Practical Tips for Fruit Lovers
Wash before eating. Even if the vendor says it is clean, give it a rinse. Tap water in Xinjiang is safe for washing fruit in cities; in rural areas, use bottled water.
Negotiate politely. Fruit markets are friendly places. Vendors will often throw in an extra piece of fruit “for the road” if you are friendly. Weighing is almost always done on electronic scales — watch the number.
Season matters. Eating a Hami melon in May (cold-storage) is a pale shadow of eating one in August (fresh-harvested). If fruit is your priority, plan your trip for July to October.
Allergies. If you have pollen/fruit cross-allergies (oral allergy syndrome), be cautious with apricots and peaches, which have higher pollen-like proteins. Xinjiang’s intense sun also means higher natural pesticide residue — wash throroughly.

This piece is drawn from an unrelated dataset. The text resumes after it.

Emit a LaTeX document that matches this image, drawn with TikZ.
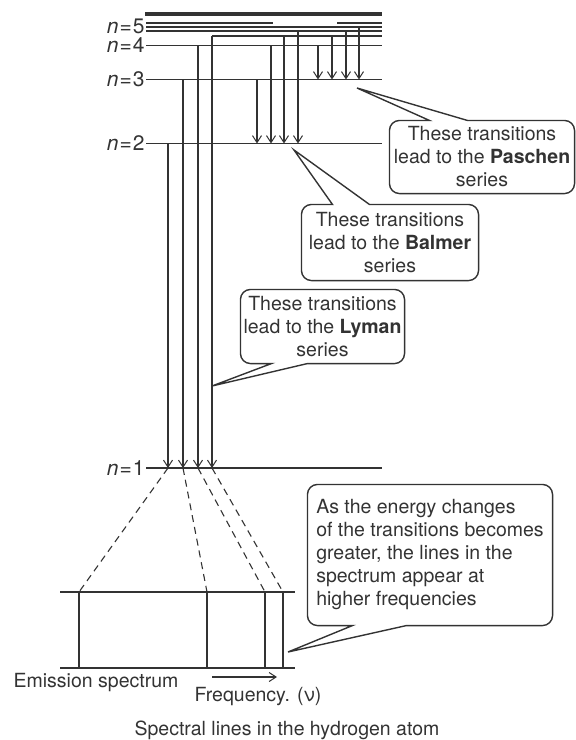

Why Xinjiang Fruit Deserves a Chapter in Your Travel Story
You might come to Xinjiang for the mountains, thehistory, the Silk Road. But ask anyone who has spent time here, and they will tell you: some of their most vivid memories are standing by the side of a desert highway eating a sun-warm apricot, or biting into a Hami melon that was harvested that morning, or sitting in a Turpan grape arbor with juice running down their chin.
Xinjiang fruit is not just a snack. It is a direct expression of the land itself — the fierce sun, the cold nights, the clean mountain water, the patience of generations of growers. When you eat a Korla pear or a Turpan grape, you are tasting the terroir of the Silk Road in a way that no museum or monument can quite convey.
So build fruit into your itinerary. Visit a morning market. Stop at a roadside stall. Walk into a Turpan vineyard. Let the sweetness of this land be part of what you remember when you get home. It might just be the most delicious souvenir you bring back.